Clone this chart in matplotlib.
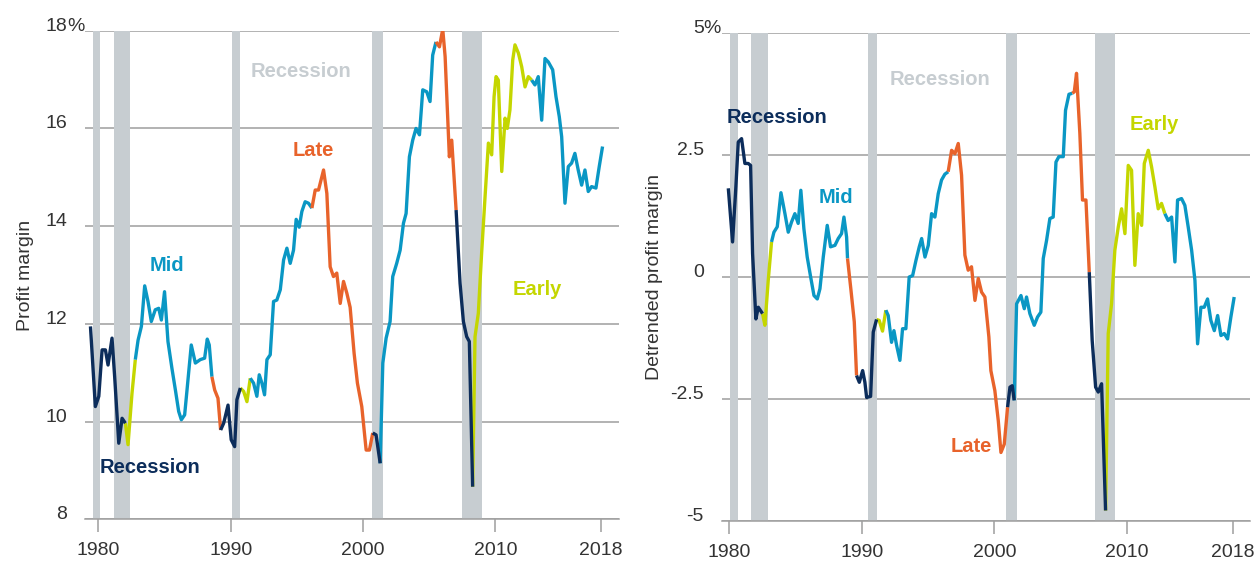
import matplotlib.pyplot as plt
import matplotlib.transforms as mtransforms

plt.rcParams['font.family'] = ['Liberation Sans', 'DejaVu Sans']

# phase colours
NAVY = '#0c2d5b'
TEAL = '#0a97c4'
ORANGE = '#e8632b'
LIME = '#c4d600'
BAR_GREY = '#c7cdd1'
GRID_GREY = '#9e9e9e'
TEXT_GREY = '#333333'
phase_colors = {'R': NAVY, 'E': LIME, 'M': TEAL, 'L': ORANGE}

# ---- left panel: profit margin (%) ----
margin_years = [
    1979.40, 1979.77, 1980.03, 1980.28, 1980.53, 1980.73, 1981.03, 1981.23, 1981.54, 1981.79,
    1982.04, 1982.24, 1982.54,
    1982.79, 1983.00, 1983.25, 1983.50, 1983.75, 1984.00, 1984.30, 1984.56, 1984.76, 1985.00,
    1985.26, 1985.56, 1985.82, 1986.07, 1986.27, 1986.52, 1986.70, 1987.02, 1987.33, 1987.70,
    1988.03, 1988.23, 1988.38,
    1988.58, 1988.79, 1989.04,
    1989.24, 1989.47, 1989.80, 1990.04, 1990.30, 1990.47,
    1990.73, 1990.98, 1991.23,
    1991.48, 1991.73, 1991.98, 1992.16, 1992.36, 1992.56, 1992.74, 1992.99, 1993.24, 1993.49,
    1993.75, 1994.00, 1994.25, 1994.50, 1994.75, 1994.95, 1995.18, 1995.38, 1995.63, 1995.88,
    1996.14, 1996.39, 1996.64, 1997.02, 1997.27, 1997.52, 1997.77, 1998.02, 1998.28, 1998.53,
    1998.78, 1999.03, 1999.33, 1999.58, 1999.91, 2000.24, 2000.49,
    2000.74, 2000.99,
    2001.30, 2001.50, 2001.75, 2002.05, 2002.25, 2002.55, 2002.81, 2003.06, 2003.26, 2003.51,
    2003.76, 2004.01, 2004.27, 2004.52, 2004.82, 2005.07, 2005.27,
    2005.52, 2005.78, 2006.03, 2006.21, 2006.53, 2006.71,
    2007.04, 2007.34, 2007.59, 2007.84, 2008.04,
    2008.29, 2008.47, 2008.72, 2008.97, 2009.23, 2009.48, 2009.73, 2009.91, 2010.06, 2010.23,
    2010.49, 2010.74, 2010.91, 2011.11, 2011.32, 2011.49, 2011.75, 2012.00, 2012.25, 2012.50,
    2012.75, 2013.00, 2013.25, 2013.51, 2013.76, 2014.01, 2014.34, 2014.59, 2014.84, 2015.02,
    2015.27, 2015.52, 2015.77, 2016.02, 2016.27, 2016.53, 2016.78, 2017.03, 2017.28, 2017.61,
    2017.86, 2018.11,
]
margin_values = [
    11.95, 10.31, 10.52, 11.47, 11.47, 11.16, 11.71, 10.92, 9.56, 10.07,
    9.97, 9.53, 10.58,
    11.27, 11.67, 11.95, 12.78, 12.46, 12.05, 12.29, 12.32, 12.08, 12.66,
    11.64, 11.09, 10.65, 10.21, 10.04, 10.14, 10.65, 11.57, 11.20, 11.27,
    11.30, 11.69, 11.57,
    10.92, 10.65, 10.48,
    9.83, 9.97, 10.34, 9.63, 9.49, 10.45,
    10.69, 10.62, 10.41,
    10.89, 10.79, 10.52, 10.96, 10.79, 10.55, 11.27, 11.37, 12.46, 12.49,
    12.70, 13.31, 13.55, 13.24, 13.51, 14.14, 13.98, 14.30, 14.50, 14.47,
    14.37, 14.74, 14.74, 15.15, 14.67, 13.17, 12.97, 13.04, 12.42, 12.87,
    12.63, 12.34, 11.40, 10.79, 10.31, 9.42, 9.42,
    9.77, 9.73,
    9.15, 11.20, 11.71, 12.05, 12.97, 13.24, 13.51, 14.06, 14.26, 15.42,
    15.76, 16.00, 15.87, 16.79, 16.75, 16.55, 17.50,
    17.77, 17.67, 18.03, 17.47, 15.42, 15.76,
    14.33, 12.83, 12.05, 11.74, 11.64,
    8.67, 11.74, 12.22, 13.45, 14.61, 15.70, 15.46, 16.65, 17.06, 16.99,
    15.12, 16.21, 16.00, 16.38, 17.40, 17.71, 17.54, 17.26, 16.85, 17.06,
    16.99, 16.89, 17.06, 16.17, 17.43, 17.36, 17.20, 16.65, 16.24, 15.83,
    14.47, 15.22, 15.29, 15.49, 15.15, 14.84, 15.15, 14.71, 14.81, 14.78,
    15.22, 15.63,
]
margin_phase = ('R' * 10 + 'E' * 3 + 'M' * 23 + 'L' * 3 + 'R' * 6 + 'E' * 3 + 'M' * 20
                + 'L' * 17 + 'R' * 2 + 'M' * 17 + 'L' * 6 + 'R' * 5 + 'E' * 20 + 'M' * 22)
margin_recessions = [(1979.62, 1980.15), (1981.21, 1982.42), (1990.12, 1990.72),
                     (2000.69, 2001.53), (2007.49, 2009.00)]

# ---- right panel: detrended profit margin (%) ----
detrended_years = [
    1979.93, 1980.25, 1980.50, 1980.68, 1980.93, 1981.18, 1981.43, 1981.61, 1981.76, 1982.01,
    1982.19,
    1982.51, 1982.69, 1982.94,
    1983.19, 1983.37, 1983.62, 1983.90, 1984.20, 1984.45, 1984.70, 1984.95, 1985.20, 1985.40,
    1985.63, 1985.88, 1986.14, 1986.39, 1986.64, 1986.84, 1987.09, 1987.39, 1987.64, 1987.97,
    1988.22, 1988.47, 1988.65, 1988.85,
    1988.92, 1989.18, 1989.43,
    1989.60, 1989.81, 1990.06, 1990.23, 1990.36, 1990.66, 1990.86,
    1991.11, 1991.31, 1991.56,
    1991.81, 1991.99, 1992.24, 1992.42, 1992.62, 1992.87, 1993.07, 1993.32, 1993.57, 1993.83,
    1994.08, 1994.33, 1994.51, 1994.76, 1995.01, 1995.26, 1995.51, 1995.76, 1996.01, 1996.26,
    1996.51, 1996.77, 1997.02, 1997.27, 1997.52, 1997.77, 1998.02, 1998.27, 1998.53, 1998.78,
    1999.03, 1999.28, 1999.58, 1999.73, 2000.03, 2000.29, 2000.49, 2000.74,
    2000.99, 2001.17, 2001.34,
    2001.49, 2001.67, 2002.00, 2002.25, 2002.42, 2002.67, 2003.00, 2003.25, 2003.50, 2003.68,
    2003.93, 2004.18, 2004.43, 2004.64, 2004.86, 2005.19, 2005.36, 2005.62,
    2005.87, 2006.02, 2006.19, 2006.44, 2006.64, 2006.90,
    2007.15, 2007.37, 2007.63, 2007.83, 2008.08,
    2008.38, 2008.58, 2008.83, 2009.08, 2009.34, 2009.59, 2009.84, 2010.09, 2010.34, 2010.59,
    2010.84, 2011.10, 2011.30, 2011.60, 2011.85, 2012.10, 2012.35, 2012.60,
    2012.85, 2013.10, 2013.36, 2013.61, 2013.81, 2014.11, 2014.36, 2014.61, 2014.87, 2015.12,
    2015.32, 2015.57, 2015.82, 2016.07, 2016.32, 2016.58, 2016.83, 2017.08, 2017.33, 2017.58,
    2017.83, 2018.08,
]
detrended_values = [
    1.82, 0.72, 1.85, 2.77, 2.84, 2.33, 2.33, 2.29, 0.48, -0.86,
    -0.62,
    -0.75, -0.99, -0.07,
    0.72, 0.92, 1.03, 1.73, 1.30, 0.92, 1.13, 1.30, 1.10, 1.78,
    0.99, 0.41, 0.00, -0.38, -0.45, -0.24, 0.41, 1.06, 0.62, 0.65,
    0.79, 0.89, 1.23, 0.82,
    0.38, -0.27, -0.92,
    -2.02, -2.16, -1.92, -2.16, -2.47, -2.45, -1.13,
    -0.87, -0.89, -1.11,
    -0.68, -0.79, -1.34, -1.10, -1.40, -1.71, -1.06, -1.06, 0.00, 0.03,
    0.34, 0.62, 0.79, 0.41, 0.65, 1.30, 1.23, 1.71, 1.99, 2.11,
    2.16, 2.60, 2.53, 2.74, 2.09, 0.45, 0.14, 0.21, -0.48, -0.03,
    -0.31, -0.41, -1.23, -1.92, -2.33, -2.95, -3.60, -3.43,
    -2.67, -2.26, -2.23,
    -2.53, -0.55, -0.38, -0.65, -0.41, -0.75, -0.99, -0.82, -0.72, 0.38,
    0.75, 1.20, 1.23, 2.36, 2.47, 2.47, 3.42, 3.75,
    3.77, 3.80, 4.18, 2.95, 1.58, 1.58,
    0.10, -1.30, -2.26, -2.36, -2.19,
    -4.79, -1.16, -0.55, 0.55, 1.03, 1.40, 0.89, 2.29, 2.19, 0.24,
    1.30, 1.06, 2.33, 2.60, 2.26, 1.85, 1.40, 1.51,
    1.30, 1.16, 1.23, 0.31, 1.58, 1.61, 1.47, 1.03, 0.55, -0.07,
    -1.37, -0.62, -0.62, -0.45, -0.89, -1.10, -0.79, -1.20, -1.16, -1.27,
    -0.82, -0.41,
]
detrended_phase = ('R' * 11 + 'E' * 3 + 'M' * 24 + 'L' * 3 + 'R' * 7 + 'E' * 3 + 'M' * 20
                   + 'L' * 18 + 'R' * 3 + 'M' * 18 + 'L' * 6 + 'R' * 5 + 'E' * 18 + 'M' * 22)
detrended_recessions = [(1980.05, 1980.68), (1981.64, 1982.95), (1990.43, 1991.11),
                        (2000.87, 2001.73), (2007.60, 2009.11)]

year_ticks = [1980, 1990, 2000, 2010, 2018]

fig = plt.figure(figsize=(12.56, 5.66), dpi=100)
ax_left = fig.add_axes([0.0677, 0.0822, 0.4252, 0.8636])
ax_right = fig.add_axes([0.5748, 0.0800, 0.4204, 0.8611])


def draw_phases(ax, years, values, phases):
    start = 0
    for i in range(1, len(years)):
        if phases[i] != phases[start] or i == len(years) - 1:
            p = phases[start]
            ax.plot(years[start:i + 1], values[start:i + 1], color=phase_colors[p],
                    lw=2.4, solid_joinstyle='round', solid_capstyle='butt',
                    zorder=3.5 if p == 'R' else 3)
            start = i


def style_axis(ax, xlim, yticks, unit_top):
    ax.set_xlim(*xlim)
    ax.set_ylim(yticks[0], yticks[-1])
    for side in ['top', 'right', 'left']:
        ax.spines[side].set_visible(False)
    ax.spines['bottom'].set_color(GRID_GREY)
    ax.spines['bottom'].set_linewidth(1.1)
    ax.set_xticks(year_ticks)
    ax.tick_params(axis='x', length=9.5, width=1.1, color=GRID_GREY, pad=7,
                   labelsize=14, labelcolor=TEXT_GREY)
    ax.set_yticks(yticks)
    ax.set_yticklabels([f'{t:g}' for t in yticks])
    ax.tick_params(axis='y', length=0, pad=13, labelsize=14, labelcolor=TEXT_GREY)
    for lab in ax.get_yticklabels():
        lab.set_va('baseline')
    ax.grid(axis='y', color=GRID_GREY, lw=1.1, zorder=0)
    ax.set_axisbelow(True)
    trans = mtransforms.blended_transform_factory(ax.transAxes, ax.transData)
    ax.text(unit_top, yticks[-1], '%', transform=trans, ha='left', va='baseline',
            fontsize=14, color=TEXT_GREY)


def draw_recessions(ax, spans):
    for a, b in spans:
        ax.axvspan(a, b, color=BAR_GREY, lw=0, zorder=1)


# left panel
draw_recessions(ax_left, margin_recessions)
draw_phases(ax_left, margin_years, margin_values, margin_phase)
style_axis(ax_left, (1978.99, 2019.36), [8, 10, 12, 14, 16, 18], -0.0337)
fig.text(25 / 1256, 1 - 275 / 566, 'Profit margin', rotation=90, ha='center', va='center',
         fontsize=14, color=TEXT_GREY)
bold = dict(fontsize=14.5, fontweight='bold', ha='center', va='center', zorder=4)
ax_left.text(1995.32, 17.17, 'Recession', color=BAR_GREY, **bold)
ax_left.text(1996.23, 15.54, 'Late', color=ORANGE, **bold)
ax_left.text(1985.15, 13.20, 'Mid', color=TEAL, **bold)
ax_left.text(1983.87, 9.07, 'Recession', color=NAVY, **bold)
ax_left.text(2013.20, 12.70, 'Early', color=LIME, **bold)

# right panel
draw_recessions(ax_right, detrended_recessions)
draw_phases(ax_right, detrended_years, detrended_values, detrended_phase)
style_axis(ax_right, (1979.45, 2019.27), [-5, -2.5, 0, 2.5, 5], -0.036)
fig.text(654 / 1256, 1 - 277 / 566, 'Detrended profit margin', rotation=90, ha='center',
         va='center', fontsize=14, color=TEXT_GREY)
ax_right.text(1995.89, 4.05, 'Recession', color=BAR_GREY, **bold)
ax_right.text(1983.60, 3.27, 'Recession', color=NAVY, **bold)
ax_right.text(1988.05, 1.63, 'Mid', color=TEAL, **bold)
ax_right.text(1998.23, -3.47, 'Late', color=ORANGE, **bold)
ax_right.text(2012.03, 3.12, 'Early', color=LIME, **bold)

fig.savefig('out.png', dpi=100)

Written exercise: Tell how many lines include "matplotlib". The number is the whole answer.

Problem solution: 3